If ever a trip had an understatement this would be it: Navigating Vietnam is a dodgy business.

To survive, one must develop a third eye, which comes by walking head-on into the traffic; by noting you’d just paid three times as much for a fried duck then the woman at your side who haggled the vendor down for a bird twice the size; by understanding that the word no is simply an invitation for negotiations. In Vietnam there’s always an in, a way to wiggle through the cracks.

Upon arriving in Hanoi’s Old Quarter, we entered a riotous asylum of screeching scooters and bicyclists hawking their wares from perilously balanced stands on their seats.

Crumbling sidewalks are packed elbow to elbow with vendors selling produce, butchered meats, fish and folks slurping soups—savory Phos—recently ladled from bubbling cauldrons. Merely crossing the street was akin to my panic prior to bungee jumping off a cliff in New Zealand.

Two options: Either plant my flag in a mound of sticky rice, curl up into a fetal position and die, or cowgirl up, grab my camera and plunge into the madness.
Choosing the later, I began deciphering the order in the chaos and discovered the first secret is to walk very slowly, continuously glancing from right to left. They’ll stop—or just bump you a bit. The streets are so jammed that it’s impossible to pick up much speed to do much damage.

Next goal, begin sampling the street foods.  And the street food. Oh, the street food. One evening we took a Seafood Street Food Tour (see above photo; more to follow on that adventure,) and that’s when I fell madly in love with Hanoi, her people and her food. Since we’re entering their Lunar New Year this week, the foods are at their most spectacular and savory right now.

Imagine the traditional foods of Thanksgiving, the spirituality of Chanukah and Christmas and the partying of New Year’s Eve and New Year’s Day rolled into one big box and you have Tet—the Vietnamese Lunar New Year.
Before the fifteenth of December in the Lunar Calendar, Vietnamese spruce up worship areas in their homes to prepare for the procession of the Kitchen God’s return to heaven by biding farewell to the old year to greet the new.

The Kitchen God, as in neighboring China, is the most important of the domestic gods protecting the hearth and family.

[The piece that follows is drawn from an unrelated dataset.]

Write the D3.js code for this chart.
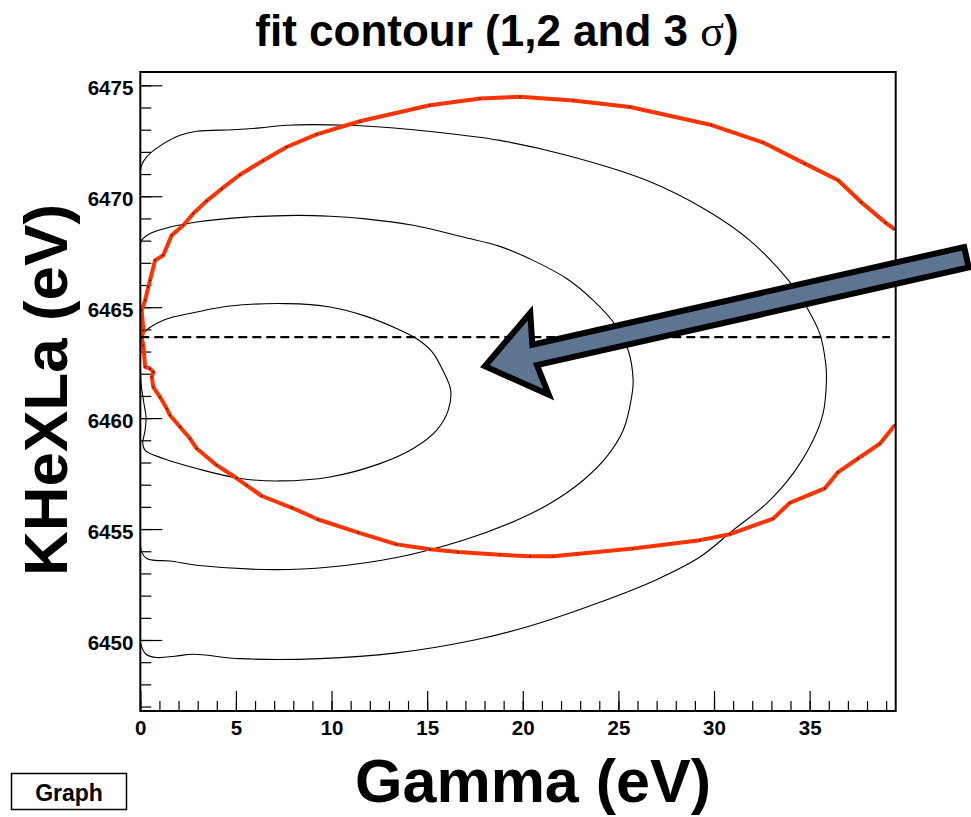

Peach, apricot blossom and kumquat trees are strapped onto scooters and zipped off to decorate homes and alters, paying homage to ancestral Gods. And everyone’s gussied up for the occasion.
Buddhism plays a major role to the Vietnamese so temples and pagodas are more crowded than ever. This week has been a great time for cultural immersion, even though I stand out like a lumbering white beast!
And this lumbering beast is travel weary, looking forward to recreating some of these marvelous foods at home.And when I cook, forever planted in my mind will be the faces of the beautiful people we’ve met and the lessons I’ve learned from this fascinating place, a culture that has much to teach.